L’homme a pris une voie à une bifurcation et il s’est perdu. Il est incapable de revenir en arrière, il ne sait plus où il se trouve. Il a perdu la notion du présent, du passé et du futur. Il a perdu le mode de conjugaison de sa vie. Il a perdu l’indicatif.
L’homme est amoureux d’une femme qu’il a connue, qu’il croit avoir connue, qu’il suppose avoir connue. Il n’arrive plus à vivre dans la réalité de son temps. Ses souvenirs ne font plus la distinction entre la réalité et le rêve. Cette femme est une danseuse, elle pétrit le temps, elle le sculpte, elle le transforme.
C’est l’histoire d’un homme qui vit dans le conditionnel.
(texte à suivre #anthologie #02)

Soudain, l’accident. Pas d’explosion, pas de fumée, pas de flammes. L’accident muet qui pourrait passer inaperçu (et ne pas être un accident) s’il n’y avait un détail. Un accident qui se révèle au détail. Soudain, je suis devenu deux. D’une silhouette, d’un corps, d’un être, je suis soudain devenu deux silhouettes, deux corps, deux êtres. Je ne suis pas le seul, la vieille femme qui est près de moi, elle aussi, s’est dédoublée. L’autre corps est plus jeune, je suis devant mon double plus jeune. Je reconnais la jeune femme qui est apparue devant la vieille femme, je l’ai connue il y a longtemps. Nous sommes deux êtres devenus quatre, deux sont vieilles et deux autres sont jeunes. Nous nous sommes approchés de notre corps plus jeune qui se trouvait devant nous et nous l’avons pris dans nos bras. Nous l’avons étreint puis nous l’avons porté.
(texte à suivre #anthologie #05)

A propos de JLuc Chovelon

Prof pendant une dizaine d'années, journaliste durant près de vingt ans, auteur d'une paire de livres, essais plutôt que romans. En pleine évolution vers un autre type d'écritures. Cheminement personnel, divagations exploratives, explorations divaguantes à l'ombre du triptyque humour-poésie-fantastique. Dans le désordre.

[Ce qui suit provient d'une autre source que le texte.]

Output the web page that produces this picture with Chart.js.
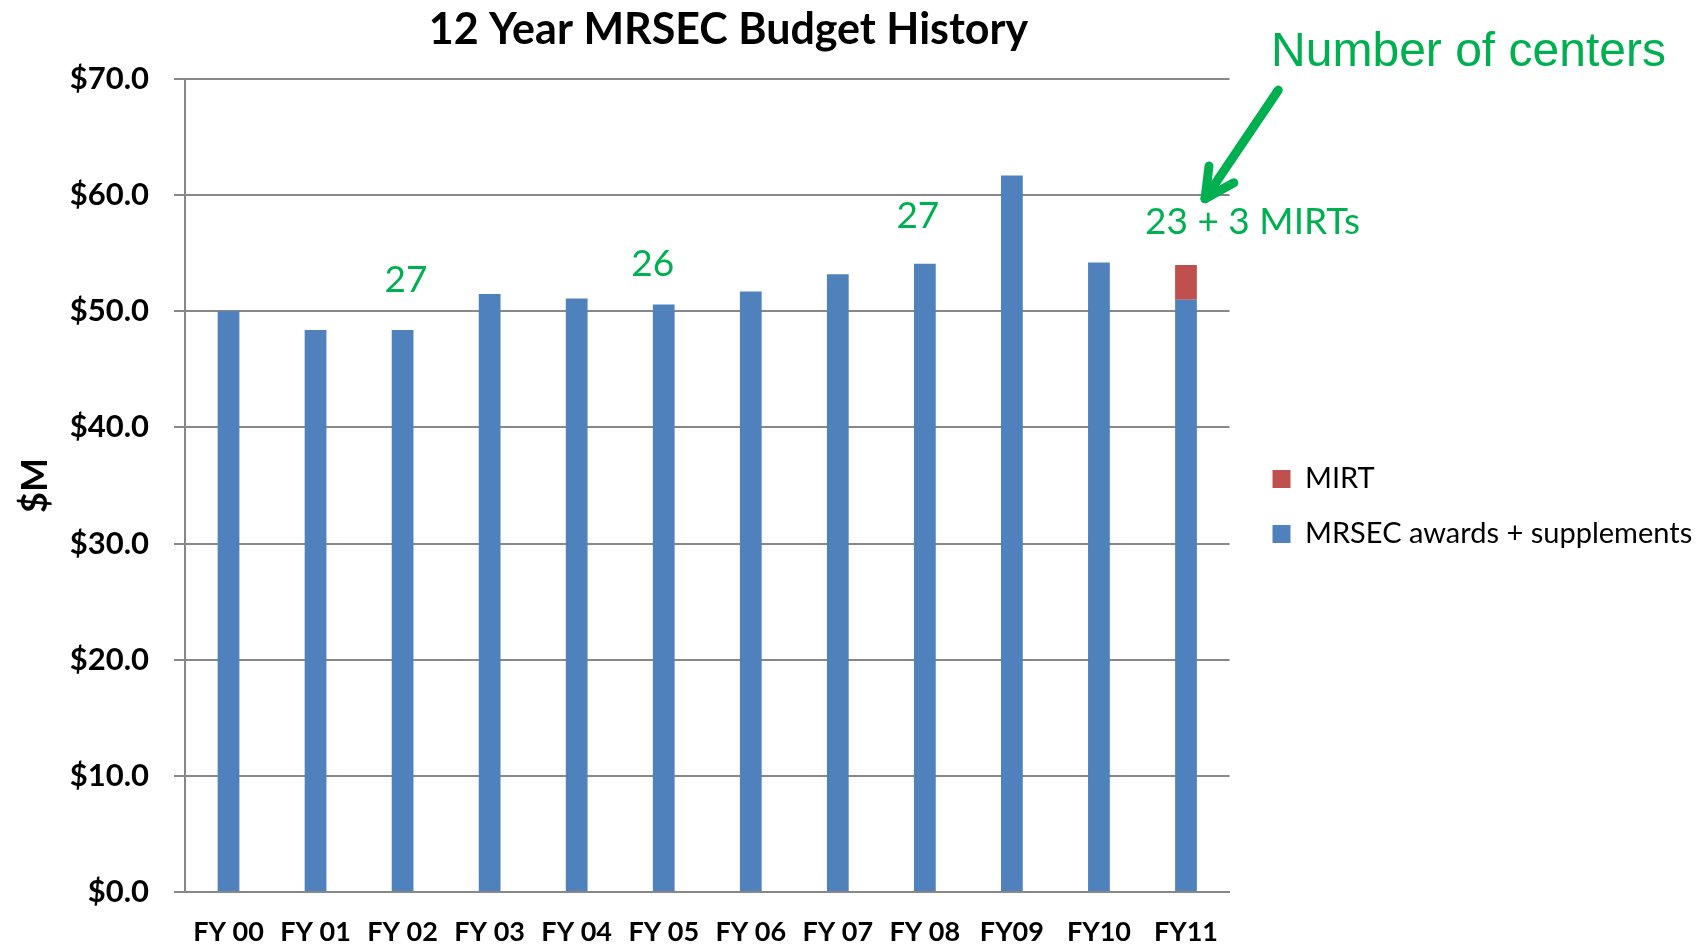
<!DOCTYPE html>
<html>
<head>
<meta charset="utf-8">
<title>12 Year MRSEC Budget History</title>
<script src="https://cdn.jsdelivr.net/npm/chart.js@4.4.1/dist/chart.umd.min.js"></script>
<style>
  html, body { margin: 0; padding: 0; background: #ffffff; }
  #wrap { width: 1697px; height: 947px; }
</style>
</head>
<body>
<div id="wrap"><canvas id="c" width="1697" height="947"></canvas></div>
<script>
// ---- data ----
const categories = ['FY 00', 'FY 01', 'FY 02', 'FY 03', 'FY 04', 'FY 05', 'FY 06', 'FY 07', 'FY 08', 'FY09', 'FY10', 'FY11'];
const mrsecValues = [50.0, 48.4, 48.4, 51.5, 51.1, 50.6, 51.7, 53.2, 54.1, 61.7, 54.2, 51.0];
const mirtValues = [null, null, null, null, null, null, null, null, null, null, null, 3.0];
const yTickValues = [0, 10, 20, 30, 40, 50, 60, 70];
const centerNoteIndex = [2, 5, 8, 11];
const centerNoteText = ['27', '26', '27', '23 + 3 MIRTs'];

const GREEN = '#00B050';
const GRID = '#888888';
const BODY_FONT = 'Lato';

// positions of the green notes (x offset in px from category centre, y in axis units)
const notePlacement = [
  {dx: 3.4, v: 52.8},
  {dx: -11, v: 54.2},
  {dx: -7, v: 58.3},
  {dx: 66.5, v: 57.8}
];

const annotations = {
  id: 'annotations',
  afterLayout(chart) {
    const lg = chart.legend;
    const dx = chart.chartArea.right + 17 - lg.left;
    lg.left += dx;
    lg.right = chart.width;
    lg.width = lg.right - lg.left;
    lg.top += 33; lg.bottom += 33;
  },
  afterDraw(chart) {
    const {ctx, scales: {x, y}} = chart;
    ctx.save();
    // green centre-count notes
    ctx.fillStyle = GREEN;
    ctx.textAlign = 'center';
    ctx.textBaseline = 'alphabetic';
    const fs = 37;
    ctx.font = fs + 'px ' + BODY_FONT;
    centerNoteIndex.forEach((idx, i) => {
      const p = notePlacement[i];
      const cx = x.getPixelForValue(idx) + p.dx;
      const cy = y.getPixelForValue(p.v);
      ctx.fillText(centerNoteText[i], cx, cy + fs * 0.358);
    });
    // "Number of centers"
    ctx.font = '48px "Liberation Sans", Arial, sans-serif';
    ctx.textBaseline = 'alphabetic';
    ctx.fillText('Number of centers', 1468.5, 49 + 48 * 0.358);
    // arrow
    const last = categories.length - 1;
    const bx = x.getPixelForValue(last);
    const tx = bx + 92.3, ty = y.getPixelForValue(69.05);
    const hx = bx + 19, hy = y.getPixelForValue(59.7);
    ctx.strokeStyle = GREEN;
    ctx.lineWidth = 9;
    ctx.lineCap = 'round';
    ctx.lineJoin = 'round';
    ctx.beginPath();
    ctx.moveTo(tx, ty);
    ctx.lineTo(hx, hy);
    ctx.stroke();
    const ang = Math.atan2(ty - hy, tx - hx);
    const wl = 33, spread = 27 * Math.PI / 180;
    ctx.beginPath();
    ctx.moveTo(hx + wl * Math.cos(ang - spread), hy + wl * Math.sin(ang - spread));
    ctx.lineTo(hx, hy);
    ctx.lineTo(hx + wl * Math.cos(ang + spread), hy + wl * Math.sin(ang + spread));
    ctx.stroke();
    ctx.restore();
  }
};

new Chart(document.getElementById('c'), {
  type: 'bar',
  data: {
    labels: categories,
    datasets: [
      {
        label: 'MRSEC awards + supplements',
        data: mrsecValues,
        backgroundColor: '#4F81BD',
        borderWidth: 0,
        categoryPercentage: 1.0,
        barPercentage: 0.25
      },
      {
        label: 'MIRT',
        data: mirtValues,
        backgroundColor: '#C0504D',
        borderWidth: 0,
        categoryPercentage: 1.0,
        barPercentage: 0.25
      }
    ]
  },
  options: {
    responsive: false,
    devicePixelRatio: 1,
    animation: false,
    layout: { padding: { left: 0, right: 240, top: 0, bottom: 0 } },
    plugins: {
      title: {
        display: true,
        text: '12 Year MRSEC Budget History',
        color: '#000000',
        font: { family: BODY_FONT, size: 43, weight: 'bold' },
        padding: { top: 4, bottom: 23.5 }
      },
      legend: {
        position: 'right',
        reverse: true,
        maxWidth: 227.5,
        labels: {
          boxWidth: 18,
          boxHeight: 18,
          padding: 26,
          color: '#000000',
          font: { family: BODY_FONT, size: 29 }
        }
      },
      tooltip: { enabled: false }
    },
    scales: {
      x: {
        stacked: true,
        grid: { display: false, drawTicks: false },
        border: { display: true, color: GRID, width: 2 },
        ticks: {
          color: '#000000',
          padding: 23.8,
          maxRotation: 0,
          autoSkip: false,
          font: { family: BODY_FONT, size: 27, weight: 'bold' }
        },
        afterFit(scale) { scale.height = 55; }
      },
      y: {
        stacked: true,
        min: 0,
        max: 70,
        afterBuildTicks(scale) { scale.ticks = yTickValues.map(v => ({ value: v })); },
        grid: { color: GRID, lineWidth: 2, drawTicks: true, tickLength: 11, tickColor: GRID, tickWidth: 2 },
        border: { display: true, color: GRID, width: 2 },
        ticks: {
          color: '#000000',
          padding: 25,
          font: { family: BODY_FONT, size: 31, weight: 'bold' },
          callback: (v) => '$' + Number(v).toFixed(1)
        },
        title: {
          display: true,
          text: '$M',
          color: '#000000',
          font: { family: BODY_FONT, size: 36, weight: 'bold' },
          padding: { top: 14, bottom: 0 }
        },
        afterFit(scale) { scale.width = 185; }
      }
    }
  },
  plugins: [annotations]
});
</script>
</body>
</html>
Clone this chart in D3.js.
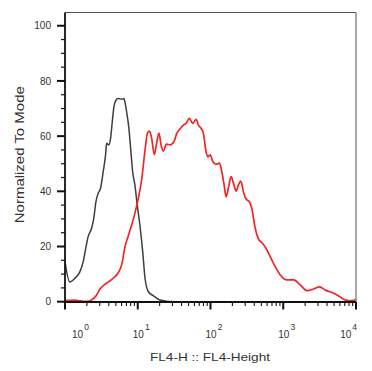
<!DOCTYPE html>
<html><head><meta charset="utf-8">
<script src="https://cdn.jsdelivr.net/npm/d3@7"></script>
<style>html,body{margin:0;padding:0;background:#fff;}svg{display:block;}</style>
</head><body>
<script>
// ---- data ----
const grayX = [1.0,1.16,1.36,1.60,1.78,1.93,2.08,2.32,2.49,2.66,2.86,3.08,3.35,3.61,3.73,4.01,4.23,4.51,4.70,5.01,5.39,6.00,6.46,6.66,7.03,7.56,8.06,8.51,9.15,9.84,10.7,11.7,12.6,14.0,16.3,20.2,25.0,38];
const grayY = [14.5,7.2,8.4,10.8,14.5,19.4,23.6,26.6,30.3,36.2,39.3,41.1,47.1,53.2,57.4,56.8,59.2,66.4,70.6,73.0,73.6,73.4,73.6,72.4,68.8,62.7,54.2,47.1,42.2,35.0,27.8,18.1,8.4,3.6,2.2,0.6,0.2,0];
const redX = [1.01,1.36,1.60,1.98,2.32,2.72,3.01,3.73,4.60,5.39,6.06,6.66,7.40,8.24,9.15,10.2,11.3,12.6,13.6,14.5,15.5,16.9,18.2,19.6,20.9,22.5,24.8,27.8,31.5,34.4,38.1,42.4,46.1,51.2,57.0,63.3,68.1,74.2,79.9,86.9,91.8,98.7,108,119,133,143,154,164,176,192,207,225,242,261,284,309,343,371,411,457,514,565,662,776,910,1125,1387,1714,2120,2612,3162,3788,4688,5781,7145,8835,10000];
const redY = [0.4,0.6,0.3,0.1,0.6,2.4,4.5,6.7,8.5,10.5,13.7,19.8,23.8,27.8,32.1,37.6,44.1,55.0,61.1,61.8,59.3,53.3,57.5,61.1,56.8,54.6,57.1,56.8,58.0,61.0,62.6,64.0,64.6,66.4,64.6,66.1,64.0,62.8,61.0,54.3,52.5,53.2,50.7,49.8,50.2,47.1,42.3,38.0,41.1,45.3,42.9,40.1,42.3,43.7,39.7,37.2,36.2,33.6,26.7,22.7,21.3,19.8,16.3,12.7,9.7,7.9,7.9,6.1,4.0,4.6,5.4,4.2,3.3,2.1,0.6,0.4,0.9];
const yTicks = [0,20,40,60,80,100];
const xDecades = [0,1,2,3,4];
const xTitle = "FL4-H :: FL4-Height";
const yTitle = "Normalized To Mode";

// ---- layout ----
const W = 372, H = 371;
const svg = d3.select("body").append("svg").attr("width", W).attr("height", H);
const x = d3.scaleLog().domain([1, 1e4]).range([65, 356]);
const y = d3.scaleLinear().domain([0, 104.8]).range([301.7, 12.5]);
const x0 = x.range()[0], x1 = x.range()[1];
const yb = y(0) + 0.3, yt = y.range()[1];
const font = "'Liberation Sans', Arial, sans-serif";

// clip
svg.append("clipPath").attr("id","clip").append("rect")
  .attr("x", x0).attr("y", yt).attr("width", x1 - x0).attr("height", yb - yt);

// curves
const line = d3.line().x(d => x(d[0])).y(d => y(d[1])).curve(d3.curveMonotoneX);
const g = svg.append("g").attr("clip-path", "url(#clip)");
g.append("path").datum(grayX.map((v,i)=>[v,grayY[i]]))
  .attr("d", line).attr("fill","none").attr("stroke","#3d3d3d").attr("stroke-width",1.5);
g.append("path").datum(redX.map((v,i)=>[v,redY[i]]))
  .attr("d", line).attr("fill","none").attr("stroke","#f52424").attr("stroke-width",1.7);

// frame
svg.append("line").attr("x1",x0).attr("x2",x1).attr("y1",yt).attr("y2",yt).attr("stroke","#555").attr("stroke-width",1.2);
svg.append("line").attr("x1",x1).attr("x2",x1).attr("y1",yt).attr("y2",yb).attr("stroke","#888").attr("stroke-width",1.5);

// y axis ticks
const yMinor = d3.range(0, 101, 5);
svg.append("g").selectAll("line").data(yMinor).join("line")
  .attr("x1", d => d % 20 === 0 ? x0 - 8 : x0 - 4).attr("x2", x0)
  .attr("y1", d => y(d)).attr("y2", d => y(d))
  .attr("stroke", "#111").attr("stroke-width", d => d % 20 === 0 ? 2 : 1.2);
svg.append("g").selectAll("text").data(yTicks).join("text")
  .attr("x", x0 - 14).attr("y", d => y(d) + 3.6)
  .attr("text-anchor","end").attr("font-family",font).attr("font-size",10).attr("fill","#333")
  .text(d => d);

// x axis ticks
const xMinor = [];
for (let e = 0; e < 4; e++) for (let m = 2; m <= 9; m++) xMinor.push(m * Math.pow(10, e));
svg.append("g").selectAll("line").data(xMinor).join("line")
  .attr("x1", d => x(d)).attr("x2", d => x(d)).attr("y1", yb).attr("y2", yb + 4)
  .attr("stroke","#111").attr("stroke-width",1.1);
svg.append("g").selectAll("line").data(xDecades).join("line")
  .attr("x1", d => x(Math.pow(10,d))).attr("x2", d => x(Math.pow(10,d))).attr("y1", yb).attr("y2", yb + 7.5)
  .attr("stroke","#111").attr("stroke-width",2);

// axis lines
svg.append("line").attr("x1",x0).attr("x2",x0).attr("y1",yt).attr("y2",yb).attr("stroke","#111").attr("stroke-width",1.8);
svg.append("line").attr("x1",x0).attr("x2",x1).attr("y1",yb).attr("y2",yb).attr("stroke","#111").attr("stroke-width",1.8);

// x labels
const xl = svg.append("g").selectAll("text").data(xDecades).join("text")
  .attr("font-family",font).attr("font-size",10).attr("fill","#333")
  .attr("y", 338)
  .attr("x", (d,i) => i === 0 ? x0 + 7 : (i === xDecades.length - 1 ? x1 + 1 : x(Math.pow(10,d)) - 5))
  .attr("text-anchor", (d,i) => i === xDecades.length - 1 ? "end" : "start");
xl.append("tspan").text("10");
xl.append("tspan").attr("dy", -8.5).attr("dx", 1).attr("font-size", 8.5).text(d => d);

// titles
svg.append("text").attr("x", 210).attr("y", 360.7).attr("text-anchor","middle")
  .attr("font-family",font).attr("font-size",11).attr("fill","#333")
  .attr("textLength",120).attr("lengthAdjust","spacingAndGlyphs").text(xTitle);
svg.append("text").attr("transform","translate(23.5,154.7) rotate(-90)").attr("text-anchor","middle")
  .attr("font-family",font).attr("font-size",12).attr("fill","#333")
  .attr("textLength",137).attr("lengthAdjust","spacingAndGlyphs").text(yTitle);
</script>
</body></html>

2 commentaires à propos de “#anthologie #27 | débuts d’histoires en trois temps”

  1. c’est juste pour blaguer mais la 3 me fait penser à cette histoire (juive surement) où un type en rencontre un autre et lui dit : »en un mot, comment ça va aujourd’hui ? Bien, répond le type – alors l’autre : et en deux ? – Pas bien.)